* _Written task_
Review the lines that follow and copy each one that contains the word "this".
──────── Data ────────
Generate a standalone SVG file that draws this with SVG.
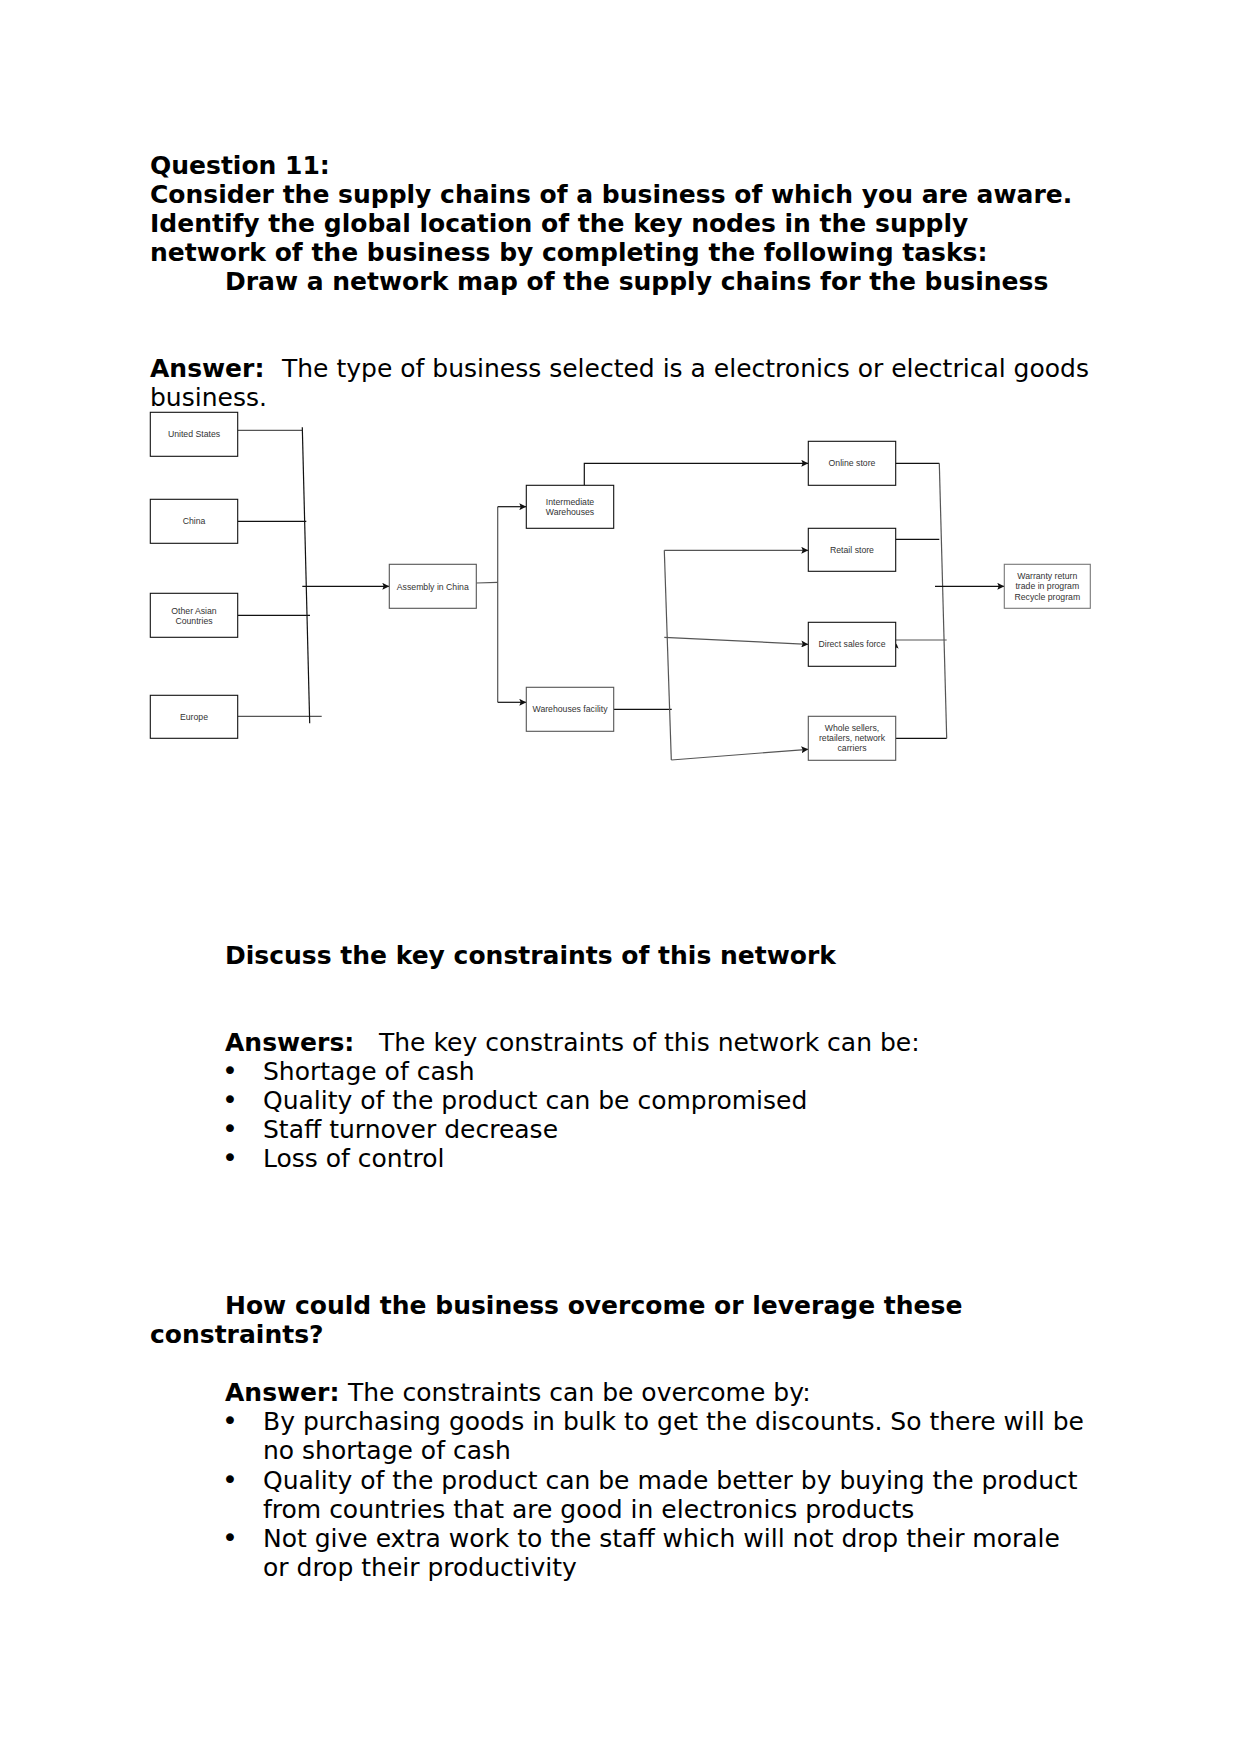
────────
──────── Data ────────
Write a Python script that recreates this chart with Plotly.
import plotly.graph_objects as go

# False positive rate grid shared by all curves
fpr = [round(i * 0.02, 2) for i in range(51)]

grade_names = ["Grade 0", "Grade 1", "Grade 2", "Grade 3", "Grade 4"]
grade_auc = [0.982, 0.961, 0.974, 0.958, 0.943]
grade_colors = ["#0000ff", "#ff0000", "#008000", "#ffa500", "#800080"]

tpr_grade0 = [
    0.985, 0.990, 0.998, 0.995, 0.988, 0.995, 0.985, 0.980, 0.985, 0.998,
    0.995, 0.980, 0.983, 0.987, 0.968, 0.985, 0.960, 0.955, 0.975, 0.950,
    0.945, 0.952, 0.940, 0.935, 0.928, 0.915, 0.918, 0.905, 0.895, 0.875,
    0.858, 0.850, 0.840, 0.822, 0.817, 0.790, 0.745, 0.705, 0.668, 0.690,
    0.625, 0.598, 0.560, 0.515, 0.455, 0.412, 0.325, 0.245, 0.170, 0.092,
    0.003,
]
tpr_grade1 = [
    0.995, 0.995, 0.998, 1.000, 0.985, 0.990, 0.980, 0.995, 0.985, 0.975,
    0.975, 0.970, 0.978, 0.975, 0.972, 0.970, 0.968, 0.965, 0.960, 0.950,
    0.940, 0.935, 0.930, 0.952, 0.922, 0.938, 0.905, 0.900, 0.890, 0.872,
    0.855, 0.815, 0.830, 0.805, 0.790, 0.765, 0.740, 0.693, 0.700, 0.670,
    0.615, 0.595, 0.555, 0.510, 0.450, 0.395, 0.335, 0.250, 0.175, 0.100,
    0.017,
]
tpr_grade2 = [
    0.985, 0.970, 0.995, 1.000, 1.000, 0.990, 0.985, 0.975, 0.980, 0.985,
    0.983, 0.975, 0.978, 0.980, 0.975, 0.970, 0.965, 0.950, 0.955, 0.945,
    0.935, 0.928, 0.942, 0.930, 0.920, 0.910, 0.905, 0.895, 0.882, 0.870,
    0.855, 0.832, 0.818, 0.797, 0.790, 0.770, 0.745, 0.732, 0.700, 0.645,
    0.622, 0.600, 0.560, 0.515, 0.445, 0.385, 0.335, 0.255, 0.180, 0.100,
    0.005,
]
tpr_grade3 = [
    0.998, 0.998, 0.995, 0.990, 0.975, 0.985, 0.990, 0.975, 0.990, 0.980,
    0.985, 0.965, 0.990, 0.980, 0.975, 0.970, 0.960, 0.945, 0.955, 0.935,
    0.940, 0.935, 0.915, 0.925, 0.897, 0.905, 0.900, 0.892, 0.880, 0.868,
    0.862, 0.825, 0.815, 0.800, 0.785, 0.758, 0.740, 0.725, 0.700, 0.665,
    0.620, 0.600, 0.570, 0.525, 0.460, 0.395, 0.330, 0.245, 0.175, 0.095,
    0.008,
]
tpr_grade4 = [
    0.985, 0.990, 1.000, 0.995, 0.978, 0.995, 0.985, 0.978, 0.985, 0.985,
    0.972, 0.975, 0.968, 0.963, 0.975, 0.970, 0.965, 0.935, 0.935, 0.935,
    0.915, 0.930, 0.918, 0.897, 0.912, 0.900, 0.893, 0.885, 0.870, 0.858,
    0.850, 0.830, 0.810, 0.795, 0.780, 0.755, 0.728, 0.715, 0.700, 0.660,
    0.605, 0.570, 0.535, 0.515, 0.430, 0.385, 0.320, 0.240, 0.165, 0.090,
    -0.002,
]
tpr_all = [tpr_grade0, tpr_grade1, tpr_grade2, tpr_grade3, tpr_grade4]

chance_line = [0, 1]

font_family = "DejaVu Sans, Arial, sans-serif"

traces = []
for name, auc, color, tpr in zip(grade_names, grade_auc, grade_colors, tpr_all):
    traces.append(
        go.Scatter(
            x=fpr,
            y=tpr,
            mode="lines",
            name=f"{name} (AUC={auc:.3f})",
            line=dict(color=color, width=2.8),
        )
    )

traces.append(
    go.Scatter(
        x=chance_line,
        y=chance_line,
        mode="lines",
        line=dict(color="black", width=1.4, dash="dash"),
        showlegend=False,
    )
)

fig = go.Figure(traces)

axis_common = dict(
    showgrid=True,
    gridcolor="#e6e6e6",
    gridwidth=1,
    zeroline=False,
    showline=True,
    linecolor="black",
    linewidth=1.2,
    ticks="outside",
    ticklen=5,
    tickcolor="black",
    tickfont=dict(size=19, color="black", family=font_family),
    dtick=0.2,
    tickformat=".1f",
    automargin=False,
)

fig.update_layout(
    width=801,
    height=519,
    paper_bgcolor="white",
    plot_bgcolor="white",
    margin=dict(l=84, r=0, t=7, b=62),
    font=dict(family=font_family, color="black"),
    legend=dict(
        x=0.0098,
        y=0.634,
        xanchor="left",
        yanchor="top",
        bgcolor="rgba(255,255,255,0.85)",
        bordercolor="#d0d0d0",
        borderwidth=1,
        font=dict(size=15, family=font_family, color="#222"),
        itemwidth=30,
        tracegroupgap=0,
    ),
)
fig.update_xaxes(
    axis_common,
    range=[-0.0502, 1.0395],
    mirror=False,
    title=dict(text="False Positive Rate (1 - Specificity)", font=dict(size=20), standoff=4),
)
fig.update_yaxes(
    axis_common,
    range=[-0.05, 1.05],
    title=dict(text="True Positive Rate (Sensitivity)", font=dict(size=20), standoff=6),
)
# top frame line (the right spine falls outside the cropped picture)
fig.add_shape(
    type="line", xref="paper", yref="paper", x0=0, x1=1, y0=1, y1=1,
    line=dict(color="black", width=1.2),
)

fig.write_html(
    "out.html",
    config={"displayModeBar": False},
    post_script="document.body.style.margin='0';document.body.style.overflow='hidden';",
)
────────
* _Worked solution_
Generate a standalone SVG file that draws this with SVG.
Write a Python script that recreates this chart with Plotly.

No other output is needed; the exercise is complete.